One of the central assignments of your course puts students in the shoes of a newly-hired sustainability officer at a fictional ski resort. The case explores the often complex position many students will find themselves in – understanding technical evaluation and prediction models and also navigating organizational culture and politics – while trying to create meaningful change. What essential skills are necessary for sustainability officers in today’s business environment?
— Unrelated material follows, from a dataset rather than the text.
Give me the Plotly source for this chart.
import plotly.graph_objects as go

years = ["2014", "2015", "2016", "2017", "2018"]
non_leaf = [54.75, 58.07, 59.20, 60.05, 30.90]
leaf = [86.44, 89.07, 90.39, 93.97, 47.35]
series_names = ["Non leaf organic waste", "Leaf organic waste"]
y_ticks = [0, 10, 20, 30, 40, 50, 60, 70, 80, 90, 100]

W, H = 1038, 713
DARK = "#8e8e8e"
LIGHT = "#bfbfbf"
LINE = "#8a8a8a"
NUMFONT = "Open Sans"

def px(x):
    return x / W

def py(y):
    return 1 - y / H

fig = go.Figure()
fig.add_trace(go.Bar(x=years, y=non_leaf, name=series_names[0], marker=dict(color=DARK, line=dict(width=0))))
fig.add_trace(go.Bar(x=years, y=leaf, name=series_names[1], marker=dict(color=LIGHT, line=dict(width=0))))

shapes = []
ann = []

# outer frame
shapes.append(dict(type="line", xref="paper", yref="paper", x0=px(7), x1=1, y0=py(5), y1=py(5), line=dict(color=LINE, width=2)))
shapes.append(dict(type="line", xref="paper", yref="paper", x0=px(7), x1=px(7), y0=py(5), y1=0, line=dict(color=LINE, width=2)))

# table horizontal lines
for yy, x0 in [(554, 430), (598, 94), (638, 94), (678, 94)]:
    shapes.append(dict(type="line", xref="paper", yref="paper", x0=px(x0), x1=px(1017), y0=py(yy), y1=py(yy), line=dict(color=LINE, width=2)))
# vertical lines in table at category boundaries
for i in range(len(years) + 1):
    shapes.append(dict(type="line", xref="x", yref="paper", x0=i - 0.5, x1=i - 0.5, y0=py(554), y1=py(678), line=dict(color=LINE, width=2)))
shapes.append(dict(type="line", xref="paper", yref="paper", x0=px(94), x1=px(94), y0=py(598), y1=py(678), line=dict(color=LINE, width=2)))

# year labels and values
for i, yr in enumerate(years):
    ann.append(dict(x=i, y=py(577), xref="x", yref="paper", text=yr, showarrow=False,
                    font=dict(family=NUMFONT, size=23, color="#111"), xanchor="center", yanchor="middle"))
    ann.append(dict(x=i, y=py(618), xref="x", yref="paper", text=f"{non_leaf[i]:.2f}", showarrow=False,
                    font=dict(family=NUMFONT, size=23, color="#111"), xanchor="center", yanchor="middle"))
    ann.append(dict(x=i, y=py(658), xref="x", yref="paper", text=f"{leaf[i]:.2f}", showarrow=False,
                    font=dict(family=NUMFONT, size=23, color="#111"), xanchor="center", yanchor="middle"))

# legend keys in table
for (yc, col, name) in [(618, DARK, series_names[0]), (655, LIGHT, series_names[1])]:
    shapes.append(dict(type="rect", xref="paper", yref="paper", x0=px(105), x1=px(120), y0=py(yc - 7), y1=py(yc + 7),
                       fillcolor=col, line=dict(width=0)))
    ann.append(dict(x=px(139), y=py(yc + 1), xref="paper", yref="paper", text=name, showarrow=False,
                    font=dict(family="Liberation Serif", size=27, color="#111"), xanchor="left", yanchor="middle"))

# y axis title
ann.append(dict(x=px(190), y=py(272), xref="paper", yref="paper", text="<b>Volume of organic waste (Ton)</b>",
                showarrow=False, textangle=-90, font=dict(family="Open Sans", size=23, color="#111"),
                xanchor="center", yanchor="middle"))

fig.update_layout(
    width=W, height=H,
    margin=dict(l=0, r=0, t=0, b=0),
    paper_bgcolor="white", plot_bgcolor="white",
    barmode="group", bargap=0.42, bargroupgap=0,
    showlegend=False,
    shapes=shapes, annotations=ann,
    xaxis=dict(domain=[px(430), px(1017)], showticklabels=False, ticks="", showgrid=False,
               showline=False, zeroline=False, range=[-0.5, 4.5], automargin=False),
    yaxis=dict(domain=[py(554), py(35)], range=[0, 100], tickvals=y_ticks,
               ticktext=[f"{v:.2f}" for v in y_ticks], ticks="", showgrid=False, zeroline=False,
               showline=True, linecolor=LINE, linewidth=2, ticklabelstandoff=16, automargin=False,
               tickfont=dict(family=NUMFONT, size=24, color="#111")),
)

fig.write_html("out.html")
A colleague, Ken Bettenhausen, and I developed a MOOC called Become a Sustainable Business Change Agent, using that case. Ken is an expert on organization change, so the case includes some of his insights about change. As you mentioned, to effect change requires making the economic and technical case for the change. It also requires identifying who the decision-maker is and how the change will benefit her/him. Once you have an advocate things can move forward. Ken pointed out that to gain an advocate’s trust it is valuable to starting out with small sure-fire changes, which builds credibility and helps managers support future, more ambitious proposals. Like the HP recycling project in Haiti, it takes a lot of skills to get sustainability done.
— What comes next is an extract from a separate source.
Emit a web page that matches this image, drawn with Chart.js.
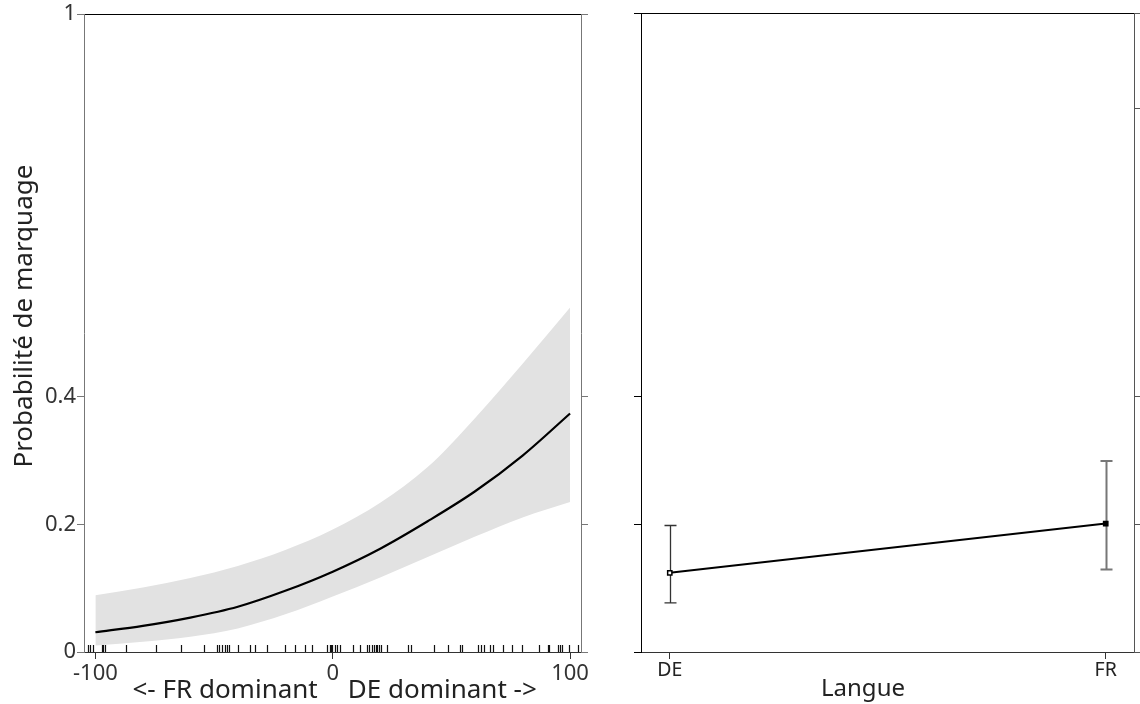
<!DOCTYPE html>
<html>
<head>
<meta charset="utf-8">
<script src="https://cdn.jsdelivr.net/npm/chart.js@4.4.0/dist/chart.umd.min.js"></script>
<style>
  html, body { margin: 0; padding: 0; background: #fff; }
  #wrap { position: relative; width: 1140px; height: 704px; }
  canvas { position: absolute; top: 0; }
  #dominance { left: 0; }
  #langue { left: 600px; }
</style>
</head>
<body>
<div id="wrap">
  <canvas id="dominance" width="600" height="704"></canvas>
  <canvas id="langue" width="540" height="704"></canvas>
</div>
<script>
// dominance score: -100 = FR dominant, 100 = DE dominant
const domSteps  = [-100, -80, -60, -40, -20, 0, 20, 40, 60, 80, 100];
const fitProb   = [0.031, 0.041, 0.054, 0.071, 0.096, 0.126, 0.162, 0.205, 0.252, 0.308, 0.374];
const upperProb = [0.089, 0.101, 0.116, 0.135, 0.160, 0.192, 0.234, 0.290, 0.367, 0.452, 0.540];
const lowerProb = [0.010, 0.016, 0.024, 0.037, 0.059, 0.087, 0.117, 0.149, 0.181, 0.211, 0.235];

// observed scores along the bottom axis
const rugValues = [-103.1, -102.1, -101, -97.4, -96.6, -96.1, -86.9, -74.3, -63.8, -54.3,
  -48.9, -47.9, -46.7, -45.6, -44.7, -43.8, -40.1, -35.0, -32.6, -27.8, -20.1, -15.9,
  -11.7, -8.9, -2.5, -1.1, -0.8, -0.4, 1.0, 1.9, 3.1, 8.7, 11.5, 14.3, 15.1, 16.6, 17.3,
  18.1, 18.8, 19.5, 20.2, 22.9, 31.9, 33.0, 42.8, 48.6, 53.7, 54.4, 61.0, 62.4, 63.9,
  66.1, 67.5, 71.9, 75.5, 79.7, 86.7, 90.5, 91.0, 94.8, 95.6, 96.6, 99.4, 103.2];

const domTicks  = [-100, 0, 100];
const probTicks = [0, 0.2, 0.4, 1];

// language effect
const langues   = ['DE', 'FR'];
const langProb  = [0.124, 0.201];
const langLow   = [0.077, 0.129];
const langHigh  = [0.198, 0.299];
const farSideTicks = [0, 0.2, 0.4, 0.85, 1];

Chart.defaults.font.family = '"Noto Sans", "Open Sans", sans-serif';
Chart.defaults.color = '#333';
Chart.defaults.animation = false;

const pts = (xs, ys) => xs.map((x, i) => ({ x: x, y: ys[i] }));
const fixTicks = values => axis => { axis.ticks = values.map(v => ({ value: v })); };

// plain axis without labels, only outward ticks
function bareAxis(position, ticks, width, color) {
  return {
    type: 'linear', position: position, min: 0, max: 1,
    afterBuildTicks: fixTicks(ticks),
    afterFit: s => { s.width = width; },
    grid: { drawOnChartArea: false, tickLength: 7, tickColor: color },
    border: { color: color, width: 1 },
    ticks: { display: false }
  };
}

function topAxis(min, max) {
  return {
    type: 'linear', position: 'top', min: min, max: max,
    afterFit: s => { s.height = 0; },
    grid: { display: false },
    border: { color: '#000', width: 1 },
    ticks: { display: false }
  };
}

// axis titles drawn at fixed spots around the plot area
const titlesPlugin = {
  id: 'titles',
  afterDraw(chart, args, opts) {
    const ctx = chart.ctx;
    ctx.save();
    ctx.fillStyle = '#222';
    ctx.textBaseline = 'middle';
    opts.items.forEach(t => {
      ctx.font = t.size + 'px "Noto Sans", "Open Sans", sans-serif';
      ctx.textAlign = t.align || 'center';
      ctx.save();
      ctx.translate(t.x(chart), t.y(chart));
      if (t.rotate) ctx.rotate(-Math.PI / 2);
      ctx.fillText(t.text, 0, 0);
      ctx.restore();
    });
    ctx.restore();
  }
};

const rugPlugin = {
  id: 'rug',
  afterDatasetsDraw(chart, args, opts) {
    const { ctx, scales: { x, y } } = chart;
    const base = y.getPixelForValue(0);
    ctx.save();
    ctx.strokeStyle = '#111';
    ctx.lineWidth = 1.2;
    ctx.beginPath();
    opts.values.forEach(v => {
      const px = Math.round(x.getPixelForValue(v)) + 0.5;
      ctx.moveTo(px, base);
      ctx.lineTo(px, base - 7);
    });
    ctx.stroke();
    ctx.restore();
  }
};

const errorBarPlugin = {
  id: 'errorBars',
  beforeDatasetsDraw(chart, args, opts) {
    const { ctx, scales: { x, y } } = chart;
    ctx.save();
    opts.low.forEach((lo, i) => {
      const px = Math.round(x.getPixelForValue(i)) + 0.5;
      const y0 = y.getPixelForValue(lo);
      const y1 = y.getPixelForValue(opts.high[i]);
      ctx.strokeStyle = opts.colors[i];
      ctx.lineWidth = opts.widths[i];
      ctx.beginPath();
      ctx.moveTo(px, y0); ctx.lineTo(px, y1);
      ctx.moveTo(px - 6, y0); ctx.lineTo(px + 6, y0);
      ctx.moveTo(px - 6, y1); ctx.lineTo(px + 6, y1);
      ctx.stroke();
    });
    ctx.restore();
  }
};

// left panel: probability against dominance
// (datasets are painted last-to-first, so the fitted line goes first to stay on top of the band)
new Chart(document.getElementById('dominance'), {
  type: 'line',
  data: {
    datasets: [
      { data: pts(domSteps, fitProb), borderColor: '#000', borderWidth: 2.2, pointRadius: 0,
        fill: false, cubicInterpolationMode: 'monotone' },
      { data: pts(domSteps, upperProb), borderWidth: 0, pointRadius: 0,
        backgroundColor: '#e2e2e2', fill: '+1', cubicInterpolationMode: 'monotone' },
      { data: pts(domSteps, lowerProb), borderWidth: 0, pointRadius: 0,
        fill: false, cubicInterpolationMode: 'monotone' }
    ]
  },
  options: {
    responsive: false,
    layout: { padding: { top: 13, right: 12, left: 0, bottom: 0 } },
    plugins: {
      legend: { display: false },
      tooltip: { enabled: false },
      rug: { values: rugValues },
      titles: {
        items: [
          { text: 'Probabilité de marquage', size: 26, rotate: true,
            x: c => c.chartArea.left - 59, y: c => (c.chartArea.top + c.chartArea.bottom) / 2 - 17 },
          { text: '<- FR dominant', size: 26, align: 'right',
            x: c => c.scales.x.getPixelForValue(0) - 15, y: c => c.chartArea.bottom + 39 },
          { text: 'DE dominant ->', size: 26, align: 'left',
            x: c => c.scales.x.getPixelForValue(0) + 15, y: c => c.chartArea.bottom + 39 }
        ]
      }
    },
    scales: {
      x: {
        type: 'linear', min: -104.8, max: 104.6,
        afterBuildTicks: fixTicks(domTicks),
        afterFit: s => { s.height = 52; },
        grid: { drawOnChartArea: false, tickLength: 7, tickColor: '#333' },
        border: { color: '#333', width: 1 },
        ticks: { font: { size: 22 }, color: '#333', padding: 2, maxRotation: 0 }
      },
      xTop: topAxis(-104.8, 104.6),
      y: {
        type: 'linear', min: 0, max: 1,
        afterBuildTicks: fixTicks(probTicks),
        afterFit: s => { s.width = 84; },
        grid: { drawOnChartArea: false, tickLength: 7, tickColor: '#777' },
        border: { color: '#777', width: 1 },
        ticks: { font: { size: 22 }, color: '#333', padding: 1, callback: v => String(v) }
      },
      y2: bareAxis('right', probTicks, 7, '#777')
    }
  },
  plugins: [rugPlugin, titlesPlugin]
});

// right panel: probability by language
new Chart(document.getElementById('langue'), {
  type: 'line',
  data: {
    datasets: [
      { data: pts([0, 1], langProb), borderColor: '#000', borderWidth: 2,
        pointStyle: 'rect', pointRadius: 3, pointBorderWidth: 1.5,
        pointBorderColor: '#000', pointBackgroundColor: ['#fff', '#000'], fill: false }
    ]
  },
  options: {
    responsive: false,
    layout: { padding: { top: 13, right: 0, left: 0, bottom: 0 } },
    plugins: {
      legend: { display: false },
      tooltip: { enabled: false },
      errorBars: { low: langLow, high: langHigh, colors: ['#333', '#777'], widths: [1.3, 2] },
      titles: {
        items: [
          { text: 'Langue', size: 24,
            x: c => c.chartArea.left + 222, y: c => c.chartArea.bottom + 37 }
        ]
      }
    },
    scales: {
      x: {
        type: 'linear', min: -0.066, max: 1.066,
        afterBuildTicks: fixTicks([0, 1]),
        afterFit: s => { s.height = 52; },
        grid: { drawOnChartArea: false, tickLength: 7, tickColor: '#333' },
        border: { color: '#333', width: 1 },
        ticks: { font: { size: 19.5 }, color: '#222', padding: 0, maxRotation: 0,
                 callback: v => langues[v] }
      },
      xTop: topAxis(-0.066, 1.066),
      y: bareAxis('left', probTicks, 41, '#000'),
      y2: bareAxis('right', farSideTicks, 4, '#555')
    }
  },
  plugins: [errorBarPlugin, titlesPlugin]
});
</script>
</body>
</html>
As alumni from your course go into leadership positions across industries and sectors, what is the one lesson that you hope will stick with them throughout their careers?
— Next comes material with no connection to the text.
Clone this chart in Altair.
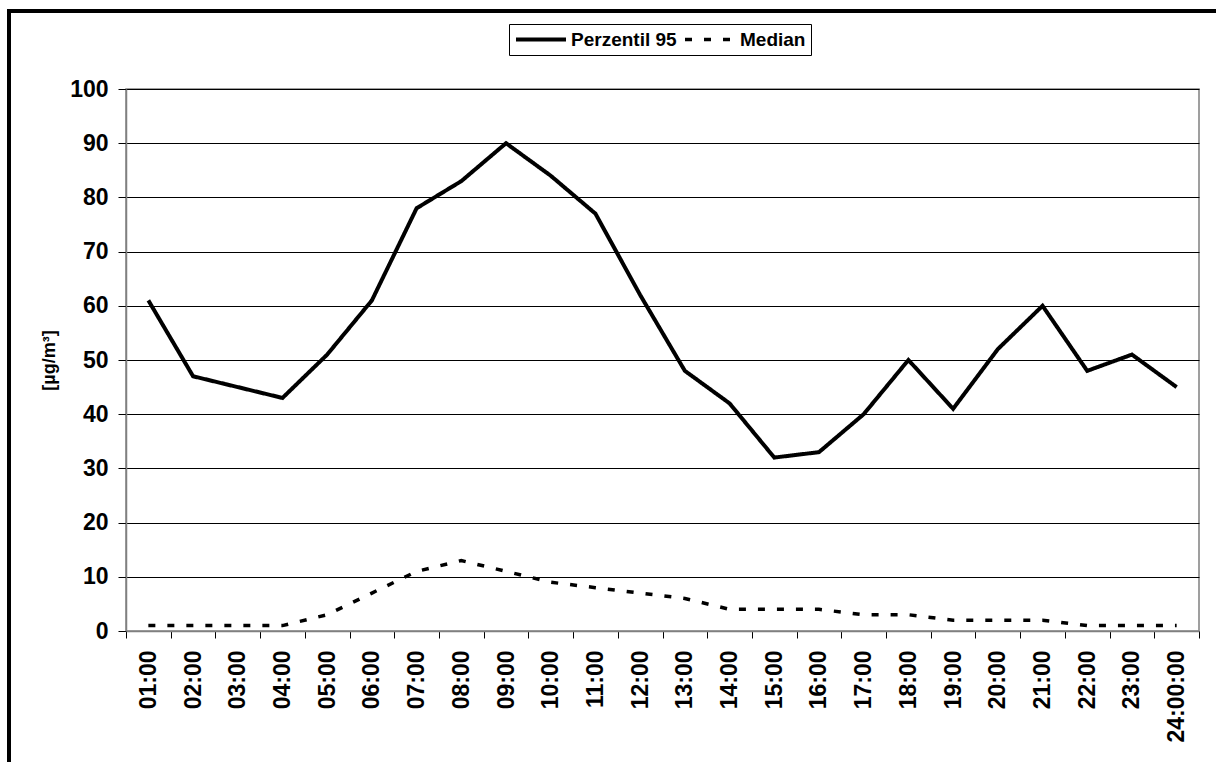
import altair as alt
import pandas as pd

# Hourly values, µg/m³
hours = ["01:00", "02:00", "03:00", "04:00", "05:00", "06:00", "07:00", "08:00",
         "09:00", "10:00", "11:00", "12:00", "13:00", "14:00", "15:00", "16:00",
         "17:00", "18:00", "19:00", "20:00", "21:00", "22:00", "23:00", "24:00:00"]
perzentil_95 = [61, 47, 45, 43, 51, 61, 78, 83, 90, 84, 77, 62,
                48, 42, 32, 33, 40, 50, 41, 52, 60, 48, 51, 45]
median = [1, 1, 1, 1, 3, 7, 11, 13, 11, 9, 8, 7,
          6, 4, 4, 4, 3, 3, 2, 2, 2, 1, 1, 1]
series_names = ["Perzentil 95", "Median"]
y_ticks = list(range(0, 101, 10))

rows = []
for name, vals in zip(series_names, [perzentil_95, median]):
    for h, v in zip(hours, vals):
        rows.append({"Stunde": h, "Wert": v, "Reihe": name})
df = pd.DataFrame(rows)

FONT = "Liberation Sans"

lines = alt.Chart(df).mark_line(color="black", strokeCap="butt").encode(
    x=alt.X(
        "Stunde:N",
        sort=hours,
        bandPosition=0.5,
        scale=alt.Scale(type="band", paddingInner=0, paddingOuter=0),
        axis=alt.Axis(
            title=None,
            labelAngle=270,
            labelAlign="right",
            labelBaseline="middle",
            labelFont=FONT,
            labelFontSize=23,
            labelFontWeight="bold",
            labelColor="black",
            labelPadding=12,
            tickBand="extent",
            tickSize=7,
            tickColor="black",
            domainColor="#808080",
            domainWidth=1.5,
            grid=False,
        ),
    ),
    y=alt.Y(
        "Wert:Q",
        scale=alt.Scale(domain=[0, 100], nice=False),
        axis=alt.Axis(
            values=y_ticks,
            title="[µg/m³]",
            titleFont=FONT,
            titleFontSize=18,
            titleFontWeight="bold",
            titleColor="black",
            titleAngle=270,
            titleAlign="center",
            titleBaseline="middle",
            titleX=-77,
            titleY=271,
            labelFont=FONT,
            labelFontSize=23,
            labelFontWeight="bold",
            labelColor="black",
            labelPadding=10,
            tickSize=8,
            tickColor="black",
            domainColor="#808080",
            domainWidth=1.5,
            grid=True,
            gridColor="black",
            gridWidth=1,
        ),
    ),
    strokeDash=alt.StrokeDash(
        "Reihe:N",
        sort=series_names,
        scale=alt.Scale(domain=series_names, range=[[1, 0], [7, 12]]),
        legend=alt.Legend(
            title=None,
            orient="none",
            legendX=383,
            legendY=-65,
            direction="horizontal",
            symbolType="stroke",
            symbolSize=2500,
            symbolStrokeWidth=4,
            symbolStrokeColor="black",
            clipHeight=21,
            labelFont=FONT,
            labelFontSize=19,
            labelFontWeight="bold",
            labelColor="black",
            labelOffset=3,
            columnPadding=6,
            padding=5,
            strokeColor="black",
            fillColor="white",
        ),
    ),
    strokeWidth=alt.StrokeWidth(
        "Reihe:N",
        scale=alt.Scale(domain=series_names, range=[4, 3.5]),
        legend=None,
    ),
)

# Outer chart frame
frame = alt.Chart(df).mark_rect(filled=False, stroke="black", strokeWidth=3).encode(
    x=alt.value(-117),
    y=alt.value(-78),
    x2=alt.value(1300),
    y2=alt.value(900),
)

chart = alt.layer(lines, frame).properties(
    width=1073,
    height=542,
    padding={"left": 126, "top": 89, "right": 17, "bottom": 131},
    autosize=alt.AutoSizeParams(type="none"),
    background="white",
).configure_view(
    stroke="#808080",
    strokeWidth=1.5,
)

chart.save("out.html", embed_options={"renderer": "svg", "actions": False})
Sustainability is a fairly new field and some of the conventional wisdom needs to be examined. I really hope that I am giving students the tools and the motivation to look critically at sustainable business practices. This is crucial if we are going to figure out what needs to be improved or changed or ignored. Let me give you a couple of examples. I gave you one about a carbon tax requiring not just a policy, but substitutes and the eco-system to support those substitutes. Another is the idea of, Doing well while doing good. If we limit our sustainability efforts to those that are profitable, we’re doomed. Unsustainable activities often arise because companies externalized some costs – pollution, low pay, squeezing suppliers. Internalizing those costs cannot always (or maybe not even very often) be done profitably. We need to recognize those life-cycle, all-in costs, and help our customers understand them. Companies may also need to talk about a different type of level playing field, so all companies are recognizing their social and environmental impacts as well as standard costs.

A second example is recycling. Right now my students are absolutely anti-landfill. But David Allaway at the Oregon Department of Environmental Quality shows that the impact of sending some packaging to a landfill is much lower than trying to recycle it. This is important because if we want to get to a circular economy we need to identify the materials, or combinations of materials, that cannot be recycled and move away from them.

The work that people have done on planetary boundaries and thresholds and context is great. Kate Raworth’s Doughnut Economics model is a wonderful example of how sustainability needs to work to be within ecological limits and above minimum social needs. But the more I think about sustainability I realize that our targets are often the bare minimum – just within the carrying capacity or just at the living wage. After using “sustainable” about dozen times in these answers, I am saying I am looking beyond sustainability and survival to something richer, something that is regenerative and supports prosperity. I hope my students will take my initial clumsy attempts at describing beyond sustainability and improve it and apply it in their careers.